Skip to content

collapse version 2.0.4

Compare
Choose a tag to compare
@SebKrantz SebKrantz released this 31 Oct 13:01
· 409 commits to master since this release
  • In fnth()/fquantile(), there has been a slight change to the weighted quantile algorithm. As outlined in the documentation, this algorithm gives weighted versions for all continuous quantile methods (type 7-9) in R by replacing sample quantities with their weighted counterparts. E.g., for the default quantile type 7, the continuous (lower) target element is (n - 1) * p. In the weighted algorithm, this became (sum(w) - mean(w)) * p and was compared to the cumulative sum of ordered (by x) weights, to preserve equivalence of the algorithms in cases where the weights are all equal. However, upon a second thought, the use of mean(w) does not really reflect a standard interpretation of the weights as frequencies. I have reasoned that using min(w) instead of mean(w) better reflects such an interpretation, as the minimum (non-zero) weight reflects the size of the smallest sampled unit. So the weighted quantile type 7 target is now (sum(w) - min(w)) * p, and also the other methods have been adjusted accordingly (note that zero weight observations are ignored in the algorithm).

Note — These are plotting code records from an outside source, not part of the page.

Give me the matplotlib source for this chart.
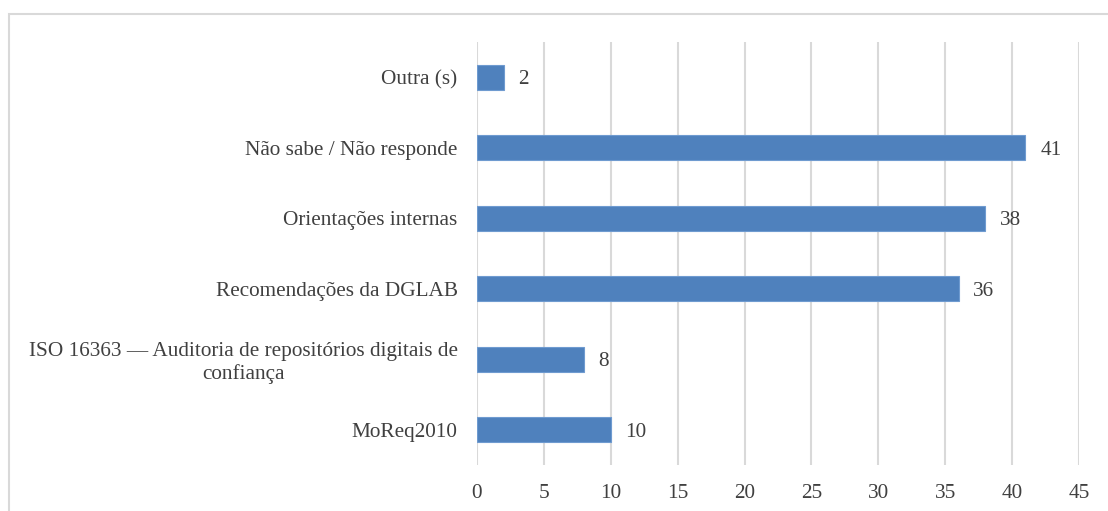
import matplotlib
matplotlib.use('Agg')
from matplotlib import pyplot as plt
from matplotlib.patches import Rectangle

############## Data ##############

categories = ['MoReq2010',
              'ISO 16363 — Auditoria de repositórios digitais de\nconfiança',
              'Recomendações da DGLAB',
              'Orientações internas',
              'Não sabe / Não responde',
              'Outra (s)']
values = [10, 8, 36, 38, 41, 2]
xticks = [0, 5, 10, 15, 20, 25, 30, 35, 40, 45]

plt.rcParams['font.family'] = ['Liberation Serif', 'DejaVu Serif']
text_col = '#404040'
fs = 15.3

fig = plt.figure(figsize=(11.08, 5.11), dpi=100)
ax = fig.add_axes([477/1108, 1 - 465/511, 602/1108, 423/511])

# Outer frame (cropped at right and bottom)
fig.patches.append(Rectangle((8.5/1108, -0.05), 1.2, 1 - 13.5/511 + 0.05,
                             transform=fig.transFigure, fill=False,
                             edgecolor='#d9d9d9', linewidth=1.5))

ypos = list(range(len(categories)))
ax.barh(ypos, values, height=0.35, color='#4f81bd', edgecolor='#6f9bd0',
        linewidth=0.8, zorder=3)

for y, v in zip(ypos, values):
    ax.text(v + 1.1, y, str(v), va='center_baseline', ha='left', fontsize=fs,
            color=text_col)

ax.set_xlim(0, 45)
ax.set_ylim(-0.5, 5.5)
ax.set_xticks(xticks)
ax.set_xticklabels([str(t) for t in xticks], fontsize=fs, color=text_col)
ax.set_yticks(ypos)
ax.set_yticklabels(categories, fontsize=fs, color=text_col,
                   multialignment='center')
ax.tick_params(axis='both', length=0)
ax.tick_params(axis='x', pad=14)
ax.tick_params(axis='y', pad=14)

ax.grid(True, axis='x', color='#d9d9d9', linewidth=1.5, zorder=0)
for s in ax.spines.values():
    s.set_visible(False)

plt.savefig('out.png', dpi=100)
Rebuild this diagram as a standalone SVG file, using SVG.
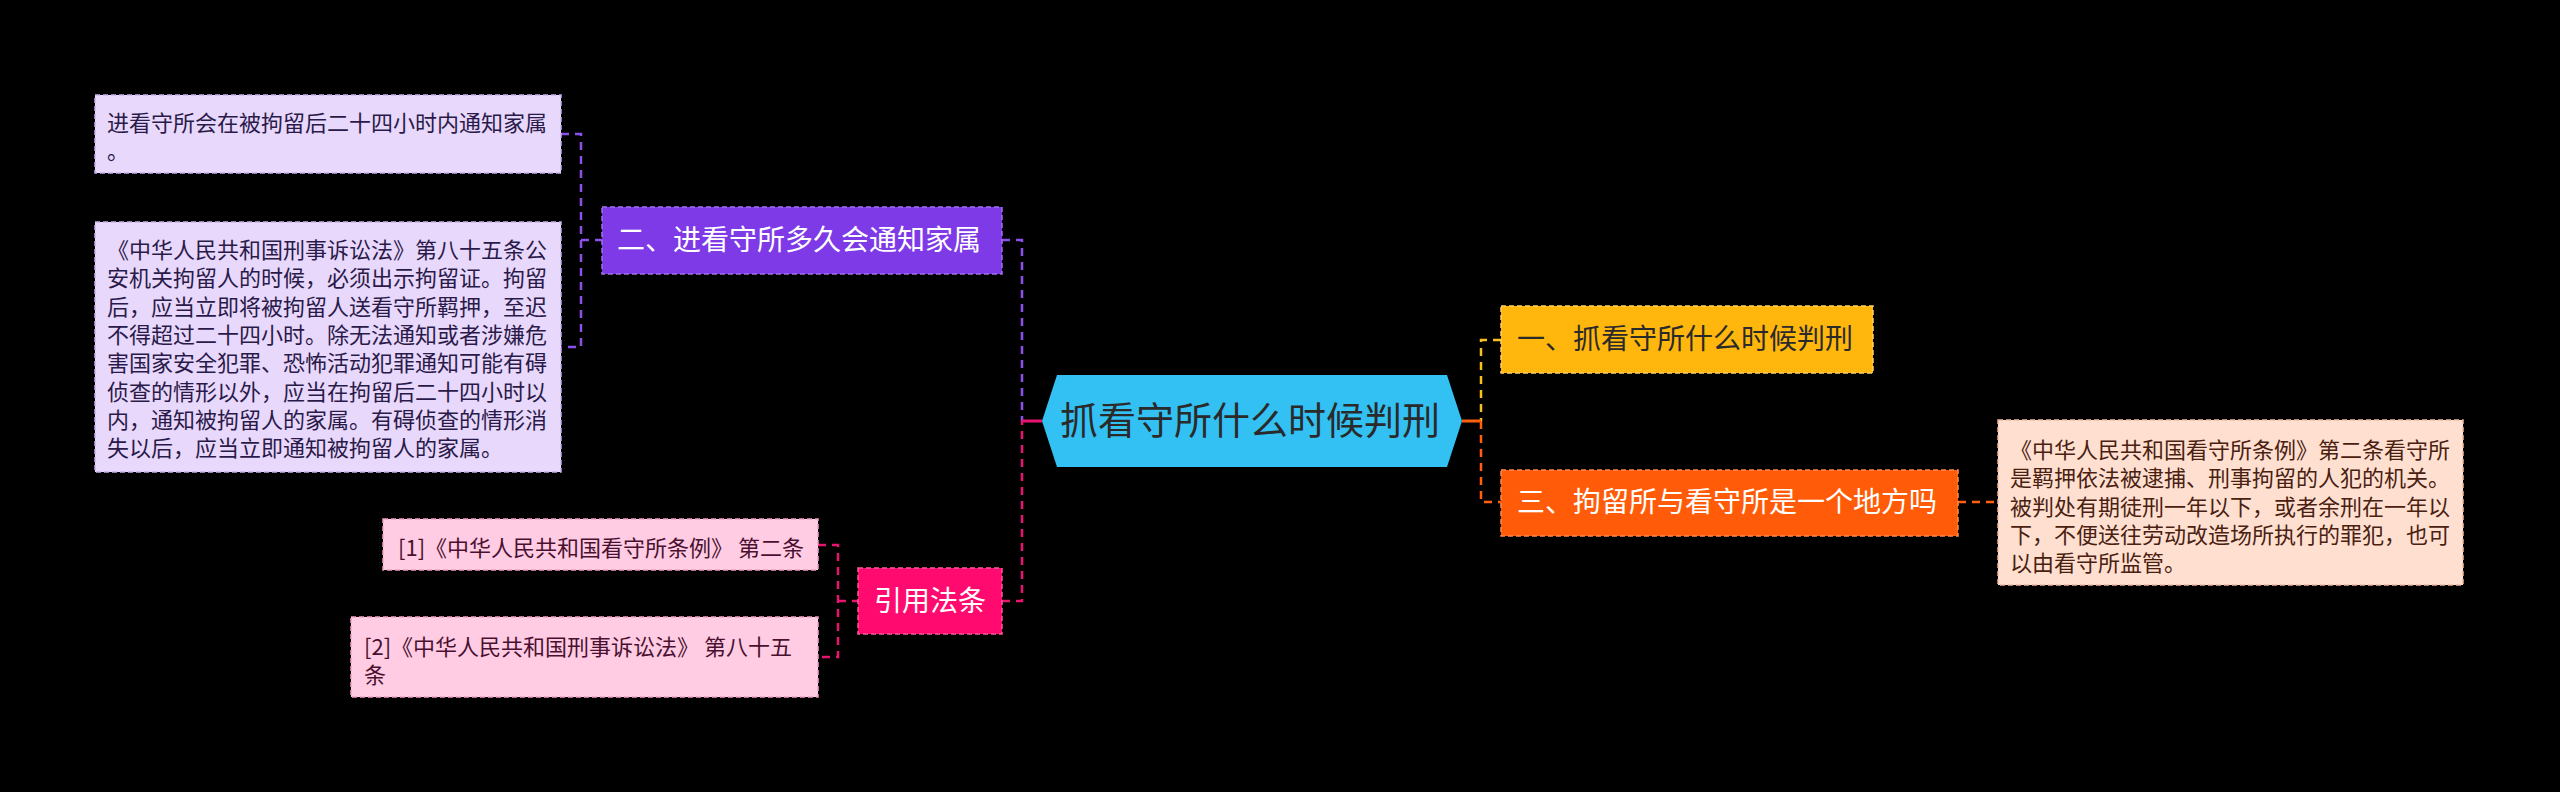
<svg xmlns="http://www.w3.org/2000/svg" width="2560" height="792" viewBox="0 0 2560 792">
<style>
text{font-family:"Noto Sans CJK SC","Liberation Sans",sans-serif;}
.leaf{font-size:22px;}
.main{font-size:28px;}
.conn{fill:none;stroke-width:2.5;stroke-dasharray:8 6;}
.solid{fill:none;stroke-width:3;}
.bd{stroke-width:1.5;stroke-dasharray:5 3;}
</style>
<rect width="2560" height="792" fill="#000"/>
<g id="connectors">
  <path class="conn" stroke="#8B4FEA" d="M561,134 H581 V347 H561 M581,240 H602"/>
  <path class="conn" stroke="#8B4FEA" d="M1002,240 H1022 V421"/>
  <path class="conn" stroke="#E8156E" d="M818,545 H838 V657 H818 M838,601 H858"/>
  <path class="conn" stroke="#E8156E" d="M1002,601 H1022 V421"/>
  <path class="solid" stroke="#E8156E" d="M1022,421 H1042"/>
  <path class="conn" stroke="#F7C21E" d="M1501,340 H1481 V421"/>
  <path class="conn" stroke="#FF6010" d="M1481,421 V502 H1501"/>
  <path class="solid" stroke="#FF6010" d="M1462,421 H1481"/>
  <path class="conn" stroke="#FF6010" stroke-width="1.5" d="M1958,502 H1998"/>
</g>
<g id="root">
  <polygon points="1042,421 1057,375 1447,375 1462,421 1447,467 1057,467" fill="#33C1F3"/>
  <text x="1250" y="434" font-size="38" fill="#2a2a2a" text-anchor="middle">抓看守所什么时候判刑</text>
</g>
<g id="n2">
  <rect x="602" y="207" width="400" height="67" fill="#7E3AE6" stroke="#A070F0" class="bd"/>
  <text x="617" y="250" class="main" fill="#fff">二、进看守所多久会通知家属</text>
</g>
<g id="leaf2a">
  <rect x="95" y="95" width="466" height="78" fill="#E8D8FB" stroke="#C8B0F0" class="bd"/>
  <text class="leaf" fill="#2A1A4A"><tspan x="107" y="131">进看守所会在被拘留后二十四小时内通知家属</tspan><tspan x="107" y="159">。</tspan></text>
</g>
<g id="leaf2b">
  <rect x="95" y="222" width="466" height="250" fill="#E8D8FB" stroke="#C8B0F0" class="bd"/>
  <text class="leaf" fill="#2A1A4A">
    <tspan x="107" y="258">《中华人民共和国刑事诉讼法》第八十五条公</tspan>
    <tspan x="107" y="286.3">安机关拘留人的时候，必须出示拘留证。拘留</tspan>
    <tspan x="107" y="314.6">后，应当立即将被拘留人送看守所羁押，至迟</tspan>
    <tspan x="107" y="342.9">不得超过二十四小时。除无法通知或者涉嫌危</tspan>
    <tspan x="107" y="371.2">害国家安全犯罪、恐怖活动犯罪通知可能有碍</tspan>
    <tspan x="107" y="399.5">侦查的情形以外，应当在拘留后二十四小时以</tspan>
    <tspan x="107" y="427.8">内，通知被拘留人的家属。有碍侦查的情形消</tspan>
    <tspan x="107" y="456.1">失以后，应当立即通知被拘留人的家属。</tspan>
  </text>
</g>
<g id="n4">
  <rect x="858" y="568" width="144" height="66" fill="#FF0A6E" stroke="#FF5A9A" class="bd"/>
  <text x="930" y="611" class="main" fill="#fff" text-anchor="middle">引用法条</text>
</g>
<g id="leaf4a">
  <rect x="383" y="519" width="435" height="51" fill="#FFCCE3" stroke="#F0A0C8" class="bd"/>
  <text x="398" y="556" class="leaf" fill="#4A1030">[1]《中华人民共和国看守所条例》 第二条</text>
</g>
<g id="leaf4b">
  <rect x="351" y="617" width="467" height="80" fill="#FFCCE3" stroke="#F0A0C8" class="bd"/>
  <text class="leaf" fill="#4A1030"><tspan x="364" y="655">[2]《中华人民共和国刑事诉讼法》 第八十五</tspan><tspan x="364" y="683">条</tspan></text>
</g>
<g id="n1">
  <rect x="1501" y="306" width="372" height="67" fill="#FFB70D" stroke="#FFD060" class="bd"/>
  <text x="1517" y="349" class="main" fill="#2a2a2a">一、抓看守所什么时候判刑</text>
</g>
<g id="n3">
  <rect x="1501" y="470" width="457" height="66" fill="#FF5B08" stroke="#FF8A50" class="bd"/>
  <text x="1517" y="512" class="main" fill="#fff">三、拘留所与看守所是一个地方吗</text>
</g>
<g id="leaf3">
  <rect x="1998" y="420" width="465" height="165" fill="#FFE0D0" stroke="#F0B8A0" class="bd"/>
  <text class="leaf" fill="#4A2010">
    <tspan x="2010" y="458">《中华人民共和国看守所条例》第二条看守所</tspan>
    <tspan x="2010" y="486.3">是羁押依法被逮捕、刑事拘留的人犯的机关。</tspan>
    <tspan x="2010" y="514.6">被判处有期徒刑一年以下，或者余刑在一年以</tspan>
    <tspan x="2010" y="542.9">下，不便送往劳动改造场所执行的罪犯，也可</tspan>
    <tspan x="2010" y="571.2">以由看守所监管。</tspan>
  </text>
</g>
</svg>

  • This is more a Note than a change to the package: there is an issue with vctrs that users can encounter using collapse together with the tidyverse (especially ggplot2), which is that collapse internally optimizes computations on factors by giving them an additional "na.included" class if they are known to not contain any missing values. For example pivot(mtcars) gives a "variable" factor which has class c("factor", "na.included"), such that grouping on "variable" in subsequent operations is faster. Unfortunately, pivot(mtcars) |> ggplot(aes(y = value)) + geom_histogram() + facet_wrap( ~ variable) currently gives an error produced by vctrs, because vctrs does not implement a standard S3 method dispatch and thus does not ignore the "na.included" class. It turns out that the only way for me to deal with this is would be to swap the order of classes i.e. c("na.included", "factor"), import vctrs, and implement vec_ptype2 and vec_cast methods for "na.included" objects. This will never happen, as collapse is and will remain independent of the tidyverse. There are two ways you can deal with this: The first way is to remove the "na.included" class for ggplot2 e.g. facet_wrap( ~ set_class(variable, "factor")) or
    facet_wrap( ~ factor(variable)) will both work. The second option is to define a function vec_ptype2.factor.factor <- function(x, y, ...) x in your global environment, which avoids vctrs performing extra checks on factor objects.